For fashion roams around the streets, unaware that it exists, up to the moment that I, in my own way, may have expressed it. Fashion, like landscape, is a state of mind, by which I mean my own.
“This dress will not sell,” I sometimes tell my staff, “because it is not me.”
There is a Chanel style of elegance, there was a 1925 or 1946 elegance, but there is no national fashion. Fashion has a meaning in time, but none in space. Just as there are Mexican or Greek dishes, but no authentic cuisine in these countries, there is a regional type of clothing (the Scottish plaid, the Spanish bolero), but nothing else. Fashion came from Paris, because for centuries everybody used to meet there.
Where then does the couturier’s genius lie? The genius is in anticipating. More than a great statesman, the great couturier is a man who has the future in his mind. His genius is to invent summer dresses in the winter, and vice versa. At a time when his customers are basking in the burning sun, he is thinking of ice and of hoar frost.
Fashion is not an art, it is a job. If art makes use of fashion, then that is sufficient praise.
It’s best to follow fashion, even if it is ugly. To detach oneself from it is immediately to become a comical character, which is terrifying. No one is powerful enough to be more powerful than fashion.

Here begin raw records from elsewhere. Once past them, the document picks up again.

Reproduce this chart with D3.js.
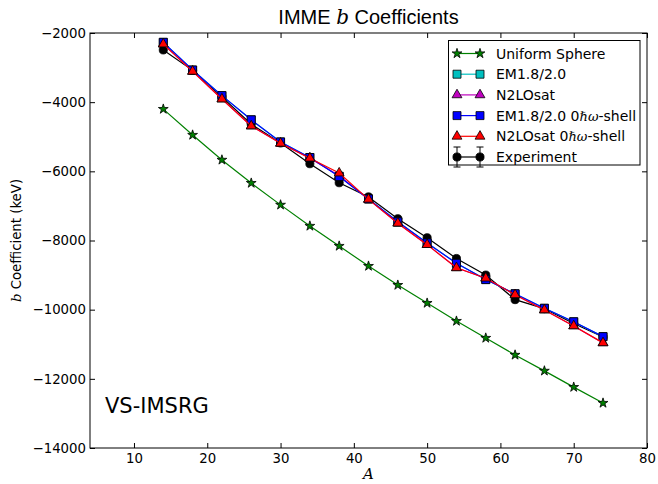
<!DOCTYPE html>
<html><head><meta charset="utf-8">
<script src="https://cdn.jsdelivr.net/npm/d3@7"></script>
<style>body{margin:0;background:#fff} svg{display:block}</style>
</head><body><svg id="c" width="658" height="484"></svg>
<script>
const massNumbers = [14,18,22,26,30,34,38,42,46,50,54,58,62,66,70,74];
const uniformSphere = [-4200,-4950,-5670,-6340,-6970,-7580,-8160,-8740,-9290,-9810,-10330,-10820,-11310,-11770,-12240,-12700];
const em1820 = [-2270,-3070,-3810,-4510,-5150,-5600,-6140,-6800,-7460,-8070,-8660,-9130,-9540,-9960,-10350,-10780];
const n2losat = [-2320,-3110,-3910,-4690,-5190,-5620,-6130,-6810,-7500,-8120,-8790,-9090,-9570,-10010,-10470,-10960];
const em1820Shell = [-2270,-3070,-3810,-4510,-5150,-5600,-6150,-6800,-7460,-8070,-8660,-9130,-9540,-9960,-10350,-10780];
const n2losatShell = [-2320,-3110,-3910,-4690,-5190,-5620,-6050,-6810,-7500,-8120,-8790,-9090,-9570,-10010,-10470,-10960];
const experiment = [-2490,-3080,-3850,-4640,-5180,-5780,-6330,-6740,-7370,-7920,-8520,-9000,-9710,-9970,-10400,-10790];
const xTicks = [10,20,30,40,50,60,70,80];
const yTicks = [-14000,-12000,-10000,-8000,-6000,-4000,-2000];

const L = 90, R = 647, T = 33, B = 448;
const svg = d3.select('#c');
const x = d3.scaleLinear().domain([4,80]).range([L,R]);
const y = d3.scaleLinear().domain([-14000,-2000]).range([B,T]);
const fmt = d => String(d).replace('-', '\u2212');
const tickFont = 'DejaVu Sans';

const series = [
  {name:'Experiment', vals:experiment, color:'#000000', sym:d3.symbolCircle, size:52},
  {name:'Uniform Sphere', vals:uniformSphere, color:'#008000', sym:d3.symbolStar, size:30},
  {name:'EM1.8/2.0', vals:em1820, color:'#00bfbf', sym:d3.symbolSquare, size:64},
  {name:'N2LOsat', vals:n2losat, color:'#bf00bf', sym:d3.symbolTriangle, size:42},
  {name:'EM1.8/2.0 shell', vals:em1820Shell, color:'#0000ff', sym:d3.symbolSquare, size:64},
  {name:'N2LOsat shell', vals:n2losatShell, color:'#ff0000', sym:d3.symbolTriangle, size:42}
];

const plot = svg.append('g');
const line = d3.line().x((d,i)=>x(massNumbers[i])).y(d=>y(d));
series.forEach(s => {
  plot.append('path').attr('d', line(s.vals)).attr('fill','none')
    .attr('stroke', s.color).attr('stroke-width', 1.2);
  plot.selectAll(null).data(s.vals).enter().append('path')
    .attr('transform', (d,i)=>`translate(${x(massNumbers[i])},${y(d)})`)
    .attr('d', d3.symbol().type(s.sym).size(s.size))
    .attr('fill', s.color).attr('stroke', '#000').attr('stroke-width', 0.8);
});

// axes with inward ticks
function styleAxis(g){ g.select('.domain').remove(); g.selectAll('line').attr('stroke','#000');
  g.selectAll('text').attr('font-family', tickFont).attr('font-size', 13.3).attr('fill','#000'); }
svg.append('g').attr('transform',`translate(0,${B})`)
  .call(d3.axisBottom(x).tickValues(xTicks).tickSizeInner(-5).tickSizeOuter(0).tickPadding(6).tickFormat(fmt)).call(styleAxis);
svg.append('g').attr('transform',`translate(0,${T})`)
  .call(d3.axisTop(x).tickValues(xTicks).tickSizeInner(-5).tickSizeOuter(0).tickFormat('')).call(styleAxis);
svg.append('g').attr('transform',`translate(${L},0)`)
  .call(d3.axisLeft(y).tickValues(yTicks).tickSizeInner(-5).tickSizeOuter(0).tickPadding(4).tickFormat(fmt)).call(styleAxis);
svg.append('g').attr('transform',`translate(${R},0)`)
  .call(d3.axisRight(y).tickValues(yTicks).tickSizeInner(-5).tickSizeOuter(0).tickFormat('')).call(styleAxis);
svg.append('rect').attr('x',L).attr('y',T).attr('width',R-L).attr('height',B-T)
  .attr('fill','none').attr('stroke','#000').attr('stroke-width',1);

// title
const title = svg.append('text').attr('x',(L+R)/2).attr('y',24).attr('text-anchor','middle')
  .attr('font-family','Liberation Sans').attr('font-size',20);
title.append('tspan').text('IMME ');
title.append('tspan').attr('font-family','DejaVu Serif').attr('font-style','italic').text('b');
title.append('tspan').text(' Coefficients');

// axis labels
const yl = svg.append('text').attr('transform',`translate(21,${(T+B)/2}) rotate(-90)`)
  .attr('text-anchor','middle').attr('font-family',tickFont).attr('font-size',13.3);
yl.append('tspan').attr('font-family','DejaVu Serif').attr('font-style','italic').text('b');
yl.append('tspan').text(' Coefficient (keV)');
svg.append('text').attr('x',(L+R)/2).attr('y',479).attr('text-anchor','middle')
  .attr('font-family','DejaVu Serif').attr('font-style','italic').attr('font-size',15).text('A');

// annotation
svg.append('text').attr('x',105).attr('y',413).attr('font-family',tickFont).attr('font-size',21).text('VS-IMSRG');

// legend
const legendItems = [
  {label:['Uniform Sphere'], s:series[1]},
  {label:['EM1.8/2.0'], s:series[2]},
  {label:['N2LOsat'], s:series[3]},
  {label:['EM1.8/2.0 0','\u210F\u03C9','-shell'], s:series[4]},
  {label:['N2LOsat 0','\u210F\u03C9','-shell'], s:series[5]},
  {label:['Experiment'], s:series[0], err:true}
];
svg.append('rect').attr('x',448.5).attr('y',40.5).attr('width',191.5).attr('height',124.5)
  .attr('fill','#fff').attr('stroke','#000').attr('stroke-width',1);
legendItems.forEach((it,i) => {
  const cy = 53.5 + i*20.7;
  const g = svg.append('g');
  g.append('line').attr('x1',457).attr('x2',480).attr('y1',cy).attr('y2',cy)
    .attr('stroke',it.s.color).attr('stroke-width',1.2);
  [457,480].forEach(px => {
    if (it.err) {
      g.append('line').attr('x1',px).attr('x2',px).attr('y1',cy-10).attr('y2',cy+10).attr('stroke','#000');
      g.append('line').attr('x1',px-3.5).attr('x2',px+3.5).attr('y1',cy-10).attr('y2',cy-10).attr('stroke','#000');
      g.append('line').attr('x1',px-3.5).attr('x2',px+3.5).attr('y1',cy+10).attr('y2',cy+10).attr('stroke','#000');
    }
    g.append('path').attr('transform',`translate(${px},${cy})`)
      .attr('d', d3.symbol().type(it.s.sym).size(it.s.size))
      .attr('fill', it.s.color).attr('stroke','#000').attr('stroke-width',0.8);
  });
  const t = g.append('text').attr('x',496).attr('y',cy+5).attr('font-family',tickFont).attr('font-size',14);
  it.label.forEach((p,j) => {
    const ts = t.append('tspan').text(p);
    if (j===1) ts.attr('font-family','DejaVu Serif').attr('font-style','italic').attr('font-size',13);
  });
});
</script></body></html>
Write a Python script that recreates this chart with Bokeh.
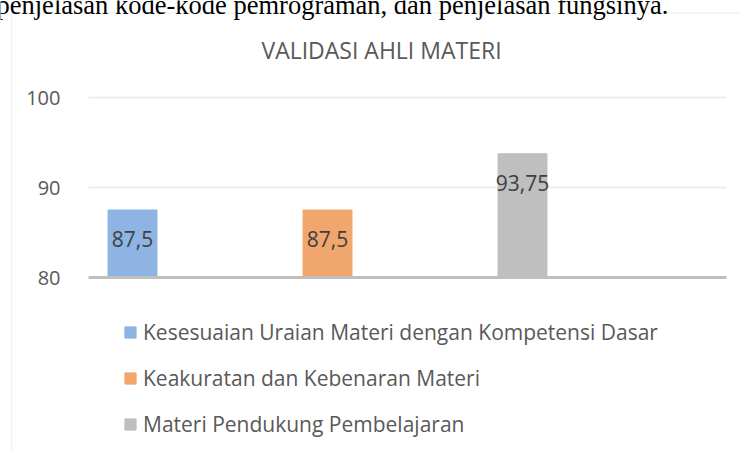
from bokeh.plotting import figure
from bokeh.models import (Range1d, Label, Legend, LegendItem, BoxAnnotation,
                          ColumnDataSource, LabelSet)
from bokeh.core.properties import value
from bokeh.embed import file_html
from bokeh.resources import INLINE

# ---- data ----
header = "penjelasan kode-kode pemrograman, dan penjelasan fungsinya."
chart_title = "VALIDASI AHLI MATERI"
series = ["Kesesuaian Uraian Materi dengan Kompetensi Dasar",
          "Keakuratan dan Kebenaran Materi",
          "Materi Pendukung Pembelajaran"]
values = [87.5, 87.5, 93.75]
value_labels = ["87,5", "87,5", "93,75"]
positions = [1, 2, 3]
y_ticks = [80, 90, 100]
y_base = 80

# ---- style / layout ----
colors = ["#8DB4E2", "#F1A66E", "#BFBFBF"]
FONT = "Open Sans"
W, H = 741, 450
PX_X = 195.0          # pixels per x unit
PX_Y = 9.0            # pixels per y unit
PLOT_LEFT_PX, PLOT_RIGHT_PX = 88, 726
BASE_PX = 277         # pixel row of y_base


def px_x(px):
    return positions[0] + (px - 132) / PX_X


def px_y(py):
    return y_base + (BASE_PX - py) / PX_Y


x_lo, x_hi = px_x(PLOT_LEFT_PX), px_x(PLOT_RIGHT_PX)

p = figure(width=W, height=H, output_backend="svg", toolbar_location=None,
           x_range=Range1d(px_x(0), px_x(W)), y_range=Range1d(px_y(H), px_y(0)),
           min_border_left=0, min_border_right=0, min_border_top=0, min_border_bottom=0)
p.outline_line_color = None
p.background_fill_color = "white"
p.border_fill_color = "white"

p.xaxis.visible = False
p.xgrid.visible = False
p.ygrid.visible = False

yax = p.yaxis[0]
yax.fixed_location = x_lo
yax.ticker = y_ticks
yax.axis_line_color = None
yax.major_tick_line_color = None
yax.minor_tick_line_color = None
yax.major_label_text_font = FONT
yax.major_label_text_font_size = "20px"
yax.major_label_text_color = "#595959"
yax.major_label_standoff = 22

# chart area border (left & top edges visible)
p.add_layout(BoxAnnotation(left=px_x(11), right=px_x(W + 30), top=px_y(12.5), bottom=px_y(H + 30),
                           fill_alpha=0, line_color="#D9D9D9", line_width=1.5))

# gridlines across the plot area
p.segment(x0=x_lo, x1=x_hi, y0=y_ticks[1:], y1=y_ticks[1:], line_color="#EEEEEE", line_width=2)

src = ColumnDataSource(dict(x=positions, top=values, color=colors,
                            label=value_labels, series=series))
bars = p.vbar(x="x", top="top", bottom=y_base, width=0.251, color="color", source=src)

# category axis baseline
p.segment(x0=x_lo, x1=x_hi, y0=y_base, y1=y_base, line_color="#BFBFBF", line_width=3)

p.add_layout(LabelSet(x="x", y="top", text="label", source=src, y_offset=-29,
                      text_align="center", text_baseline="middle",
                      text_font=value(FONT), text_font_size="21px", text_color="#404040"))

legend = Legend(items=[LegendItem(label=s, renderers=[bars], index=i) for i, s in enumerate(series)],
                location=(123, 12), orientation="vertical",
                padding=0, margin=0, spacing=18, glyph_width=14, glyph_height=14,
                label_height=27, label_standoff=6,
                label_text_font=FONT, label_text_font_size="21px", label_text_color="#595959",
                border_line_color=None, background_fill_alpha=0)
p.add_layout(legend, "center")

p.add_layout(Label(x=381, y=49, x_units="canvas", y_units="canvas", text=chart_title,
                   text_align="center", text_baseline="middle", text_font=FONT,
                   text_font_size="23px", text_color="#595959"))

p.add_layout(Label(x=-4, y=4, x_units="canvas", y_units="canvas", text=header,
                   text_align="left", text_baseline="alphabetic", text_font="Liberation Serif",
                   text_font_size="26.5px", text_color="black"))

open("out.html", "w").write(file_html(p, INLINE))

Fashion is a matter of speed. Have you visited a fashion house just before the collection is shown? Something I made at the beginning of the collection, I may find outdated before the end. A dress that is three months old! A collection takes shape during the final two days; in this respect our profession is like the theatre; how often does a play only come together between the rehearsals and the final dress rehearsal? Ten minutes before the buyers arrived, I would still be adding bows. At two o’clock in the afternoon, we would still be trying dresses on the models, to the despair of the manager of the fitting rooms, who is responsible for organising these pretty performers’ manoeuvres.